Part of a data file
******************************
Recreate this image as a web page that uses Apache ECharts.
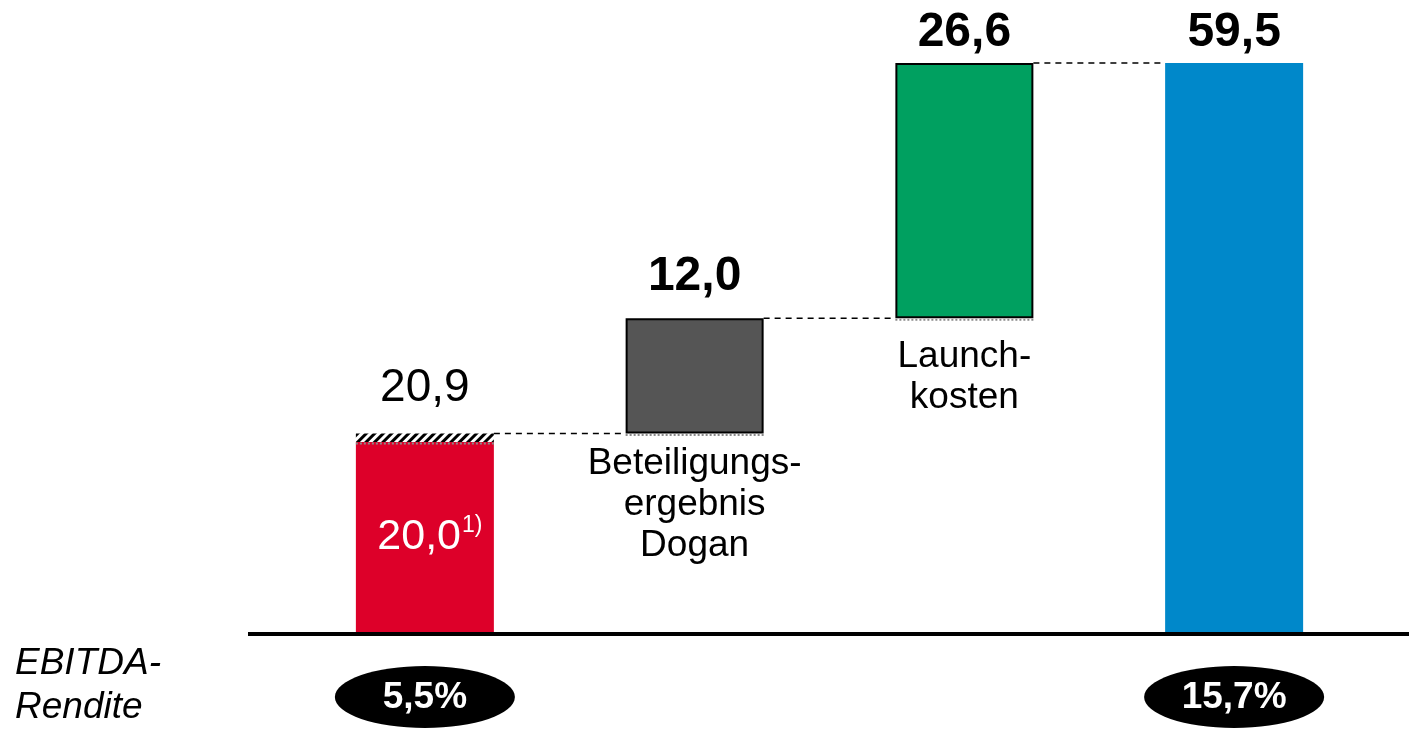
<!DOCTYPE html>
<html>
<head>
<meta charset="utf-8">
<title>EBITDA Überleitung</title>
<script src="https://cdn.jsdelivr.net/npm/echarts@6/dist/echarts.min.js"></script>
<style>
  html, body { margin: 0; padding: 0; background: #fff; }
  #main { width: 1409px; height: 729px; }
</style>
</head>
<body>
<div id="main"></div>
<script>
// data
const categories = ['EBITDA berichtet', 'Beteiligungsergebnis Dogan', 'Launchkosten', 'EBITDA bereinigt'];
const baseValues = [0, 20.9, 32.9, 0];          // invisible offset of the floating steps
const barValues = [20.0, 12.0, 26.6, 59.5];
const hatchValues = [0.9, null, null, null];    // hatched part on top of the first bar
const topLabels = ['20,9', '12,0', '26,6', '59,5'];
const insideLabels = ['20,0', '', '', ''];
const footnotes = ['1)', '', '', ''];
const stepNotes = ['', 'Beteiligungs-\nergebnis\nDogan', 'Launch-\nkosten', ''];
const marginLabels = ['5,5%', '', '', '15,7%'];

const FONT = '"Liberation Sans", Arial, Helvetica, sans-serif';
const barColors = ['#DD0029', '#555555', '#00A060', '#0088CA'];
const bordered = [false, true, true, false];
const topDist = [22, 18, 6, 6];
const topBold = [false, true, true, true];
const noteDist = [0, 10, 18, 0];
const BAR_W = 138;

const tops = categories.map((c, i) => baseValues[i] + barValues[i] + (hatchValues[i] || 0));
// where the visible upper segment of each column starts
const seams = categories.map((c, i) => hatchValues[i] != null ? baseValues[i] + barValues[i] : baseValues[i]);

function topLabel(i) {
  return {
    show: true,
    position: 'top',
    distance: topDist[i],
    formatter: topLabels[i],
    color: '#000',
    fontFamily: FONT,
    fontSize: topBold[i] ? 48 : 46,
    fontWeight: topBold[i] ? 'bold' : 'normal'
  };
}

const chart = echarts.init(document.getElementById('main'));

chart.setOption({
  animation: false,
  grid: { left: 290, right: 40, top: 39, bottom: 95 },
  xAxis: {
    type: 'category',
    data: categories,
    axisLine: { show: false },
    axisTick: { show: false },
    axisLabel: { show: false }
  },
  yAxis: {
    type: 'value',
    min: 0,
    max: 62,
    show: false,
    splitLine: { show: false }
  },
  series: [
    {
      name: 'base',
      type: 'bar',
      stack: 'w',
      barWidth: BAR_W,
      silent: true,
      itemStyle: { color: 'transparent' },
      data: baseValues.map((v, i) => ({
        value: v,
        label: {
          show: !!stepNotes[i],
          position: 'insideTop',
          distance: noteDist[i],
          formatter: stepNotes[i],
          color: '#000',
          fontFamily: FONT,
          fontSize: 37,
          lineHeight: 41,
          align: 'center'
        }
      }))
    },
    {
      name: 'main',
      type: 'bar',
      stack: 'w',
      barWidth: BAR_W,
      data: barValues.map((v, i) => ({
        value: v,
        itemStyle: {
          color: barColors[i],
          borderColor: bordered[i] ? '#000' : 'transparent',
          borderWidth: bordered[i] ? 2 : 0
        },
        label: hatchValues[i] != null ? {
          show: true,
          position: 'inside',
          offset: [5, -1],
          formatter: '{a|' + insideLabels[i] + '}{sup|' + footnotes[i] + '}',
          rich: {
            a: { color: '#fff', fontFamily: FONT, fontSize: 43, lineHeight: 46 },
            sup: { color: '#fff', fontFamily: FONT, fontSize: 23, verticalAlign: 'top', padding: [0, 0, 18, 1] }
          }
        } : topLabel(i)
      }))
    },
    {
      name: 'hatch',
      type: 'bar',
      stack: 'w',
      barWidth: BAR_W,
      data: hatchValues.map((v, i) => v == null ? '-' : {
        value: v,
        itemStyle: {
          color: '#fff',
          decal: {
            symbol: 'rect',
            symbolSize: 1,
            color: '#000',
            dashArrayX: [1, 0],
            dashArrayY: [3, 3],
            rotation: -Math.PI / 4
          }
        },
        label: topLabel(i)
      })
    },
    {
      name: 'connectors',
      type: 'custom',
      silent: true,
      z: 5,
      data: tops.slice(0, tops.length - 1).map((v, i) => [i, v]),
      renderItem: function (params, api) {
        const i = api.value(0);
        const v = api.value(1);
        const a = api.coord([i, v]);
        const b = api.coord([i + 1, v]);
        return {
          type: 'line',
          shape: { x1: a[0] + BAR_W / 2, y1: a[1], x2: b[0] - BAR_W / 2, y2: b[1] },
          style: { stroke: '#000', lineWidth: 1.5, lineDash: [6, 5] }
        };
      }
    },
    {
      name: 'seams',
      type: 'custom',
      silent: true,
      z: 4,
      data: seams.map((v, i) => [i, v]).filter(d => d[1] > 0),
      renderItem: function (params, api) {
        const p = api.coord([api.value(0), api.value(1)]);
        return {
          type: 'line',
          shape: { x1: p[0] - BAR_W / 2, y1: p[1] + 1.5, x2: p[0] + BAR_W / 2, y2: p[1] + 1.5 },
          style: { stroke: '#8a8a8a', lineWidth: 2, lineDash: [2, 2] }
        };
      }
    }
  ]
});

// baseline, row title and the margin ellipses
const y0 = chart.convertToPixel({ yAxisIndex: 0 }, 0);
const graphics = [
  {
    type: 'line',
    z: 10,
    shape: { x1: 248, y1: y0, x2: 1409, y2: y0 },
    style: { stroke: '#000', lineWidth: 4 }
  },
  {
    type: 'text',
    left: 15,
    top: 642,
    style: {
      text: 'EBITDA-\nRendite',
      font: 'italic 37px ' + FONT,
      lineHeight: 44,
      fill: '#000'
    }
  }
];
marginLabels.forEach((txt, i) => {
  if (!txt) return;
  const x = chart.convertToPixel({ xAxisIndex: 0 }, categories[i]);
  graphics.push({
    type: 'ellipse',
    z: 10,
    shape: { cx: x, cy: 697, rx: 90, ry: 31 },
    style: { fill: '#000' }
  });
  graphics.push({
    type: 'text',
    z: 11,
    style: {
      text: txt,
      x: x,
      y: 698,
      align: 'center',
      verticalAlign: 'middle',
      font: 'bold 37px ' + FONT,
      fill: '#fff'
    }
  });
});
chart.setOption({ graphic: graphics });
</script>
</body>
</html>
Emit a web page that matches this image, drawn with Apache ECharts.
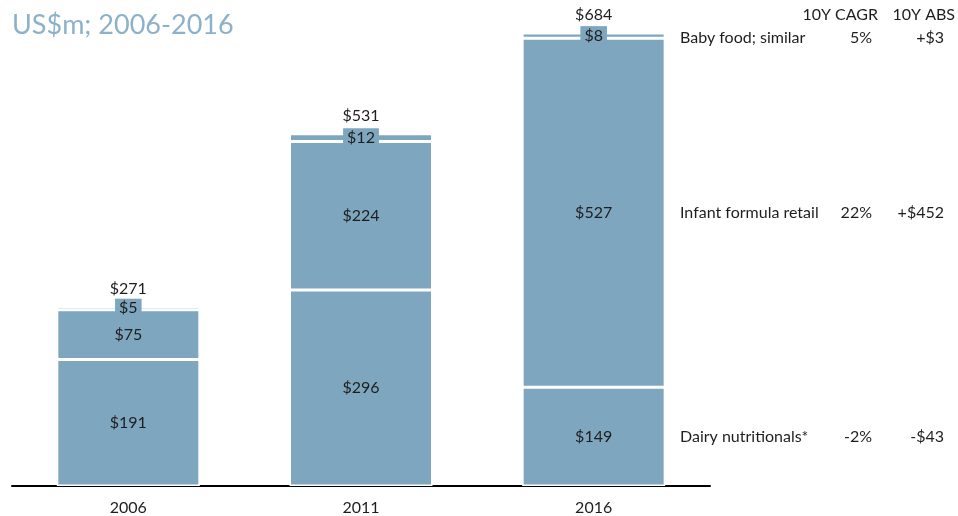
******************************
> _What needs to be done_
Make a verbatim copy of all the entries and strip out the pictures.

> _Solution_
Recreate this image as a web page that uses Apache ECharts.
<!DOCTYPE html>
<html>
<head>
<meta charset="utf-8">
<title>EBITDA Überleitung</title>
<script src="https://cdn.jsdelivr.net/npm/echarts@6/dist/echarts.min.js"></script>
<style>
  html, body { margin: 0; padding: 0; background: #fff; }
  #main { width: 1409px; height: 729px; }
</style>
</head>
<body>
<div id="main"></div>
<script>
// data
const categories = ['EBITDA berichtet', 'Beteiligungsergebnis Dogan', 'Launchkosten', 'EBITDA bereinigt'];
const baseValues = [0, 20.9, 32.9, 0];          // invisible offset of the floating steps
const barValues = [20.0, 12.0, 26.6, 59.5];
const hatchValues = [0.9, null, null, null];    // hatched part on top of the first bar
const topLabels = ['20,9', '12,0', '26,6', '59,5'];
const insideLabels = ['20,0', '', '', ''];
const footnotes = ['1)', '', '', ''];
const stepNotes = ['', 'Beteiligungs-\nergebnis\nDogan', 'Launch-\nkosten', ''];
const marginLabels = ['5,5%', '', '', '15,7%'];

const FONT = '"Liberation Sans", Arial, Helvetica, sans-serif';
const barColors = ['#DD0029', '#555555', '#00A060', '#0088CA'];
const bordered = [false, true, true, false];
const topDist = [22, 18, 6, 6];
const topBold = [false, true, true, true];
const noteDist = [0, 10, 18, 0];
const BAR_W = 138;

const tops = categories.map((c, i) => baseValues[i] + barValues[i] + (hatchValues[i] || 0));
// where the visible upper segment of each column starts
const seams = categories.map((c, i) => hatchValues[i] != null ? baseValues[i] + barValues[i] : baseValues[i]);

function topLabel(i) {
  return {
    show: true,
    position: 'top',
    distance: topDist[i],
    formatter: topLabels[i],
    color: '#000',
    fontFamily: FONT,
    fontSize: topBold[i] ? 48 : 46,
    fontWeight: topBold[i] ? 'bold' : 'normal'
  };
}

const chart = echarts.init(document.getElementById('main'));

chart.setOption({
  animation: false,
  grid: { left: 290, right: 40, top: 39, bottom: 95 },
  xAxis: {
    type: 'category',
    data: categories,
    axisLine: { show: false },
    axisTick: { show: false },
    axisLabel: { show: false }
  },
  yAxis: {
    type: 'value',
    min: 0,
    max: 62,
    show: false,
    splitLine: { show: false }
  },
  series: [
    {
      name: 'base',
      type: 'bar',
      stack: 'w',
      barWidth: BAR_W,
      silent: true,
      itemStyle: { color: 'transparent' },
      data: baseValues.map((v, i) => ({
        value: v,
        label: {
          show: !!stepNotes[i],
          position: 'insideTop',
          distance: noteDist[i],
          formatter: stepNotes[i],
          color: '#000',
          fontFamily: FONT,
          fontSize: 37,
          lineHeight: 41,
          align: 'center'
        }
      }))
    },
    {
      name: 'main',
      type: 'bar',
      stack: 'w',
      barWidth: BAR_W,
      data: barValues.map((v, i) => ({
        value: v,
        itemStyle: {
          color: barColors[i],
          borderColor: bordered[i] ? '#000' : 'transparent',
          borderWidth: bordered[i] ? 2 : 0
        },
        label: hatchValues[i] != null ? {
          show: true,
          position: 'inside',
          offset: [5, -1],
          formatter: '{a|' + insideLabels[i] + '}{sup|' + footnotes[i] + '}',
          rich: {
            a: { color: '#fff', fontFamily: FONT, fontSize: 43, lineHeight: 46 },
            sup: { color: '#fff', fontFamily: FONT, fontSize: 23, verticalAlign: 'top', padding: [0, 0, 18, 1] }
          }
        } : topLabel(i)
      }))
    },
    {
      name: 'hatch',
      type: 'bar',
      stack: 'w',
      barWidth: BAR_W,
      data: hatchValues.map((v, i) => v == null ? '-' : {
        value: v,
        itemStyle: {
          color: '#fff',
          decal: {
            symbol: 'rect',
            symbolSize: 1,
            color: '#000',
            dashArrayX: [1, 0],
            dashArrayY: [3, 3],
            rotation: -Math.PI / 4
          }
        },
        label: topLabel(i)
      })
    },
    {
      name: 'connectors',
      type: 'custom',
      silent: true,
      z: 5,
      data: tops.slice(0, tops.length - 1).map((v, i) => [i, v]),
      renderItem: function (params, api) {
        const i = api.value(0);
        const v = api.value(1);
        const a = api.coord([i, v]);
        const b = api.coord([i + 1, v]);
        return {
          type: 'line',
          shape: { x1: a[0] + BAR_W / 2, y1: a[1], x2: b[0] - BAR_W / 2, y2: b[1] },
          style: { stroke: '#000', lineWidth: 1.5, lineDash: [6, 5] }
        };
      }
    },
    {
      name: 'seams',
      type: 'custom',
      silent: true,
      z: 4,
      data: seams.map((v, i) => [i, v]).filter(d => d[1] > 0),
      renderItem: function (params, api) {
        const p = api.coord([api.value(0), api.value(1)]);
        return {
          type: 'line',
          shape: { x1: p[0] - BAR_W / 2, y1: p[1] + 1.5, x2: p[0] + BAR_W / 2, y2: p[1] + 1.5 },
          style: { stroke: '#8a8a8a', lineWidth: 2, lineDash: [2, 2] }
        };
      }
    }
  ]
});

// baseline, row title and the margin ellipses
const y0 = chart.convertToPixel({ yAxisIndex: 0 }, 0);
const graphics = [
  {
    type: 'line',
    z: 10,
    shape: { x1: 248, y1: y0, x2: 1409, y2: y0 },
    style: { stroke: '#000', lineWidth: 4 }
  },
  {
    type: 'text',
    left: 15,
    top: 642,
    style: {
      text: 'EBITDA-\nRendite',
      font: 'italic 37px ' + FONT,
      lineHeight: 44,
      fill: '#000'
    }
  }
];
marginLabels.forEach((txt, i) => {
  if (!txt) return;
  const x = chart.convertToPixel({ xAxisIndex: 0 }, categories[i]);
  graphics.push({
    type: 'ellipse',
    z: 10,
    shape: { cx: x, cy: 697, rx: 90, ry: 31 },
    style: { fill: '#000' }
  });
  graphics.push({
    type: 'text',
    z: 11,
    style: {
      text: txt,
      x: x,
      y: 698,
      align: 'center',
      verticalAlign: 'middle',
      font: 'bold 37px ' + FONT,
      fill: '#fff'
    }
  });
});
chart.setOption({ graphic: graphics });
</script>
</body>
</html>
Emit a web page that matches this image, drawn with Apache ECharts.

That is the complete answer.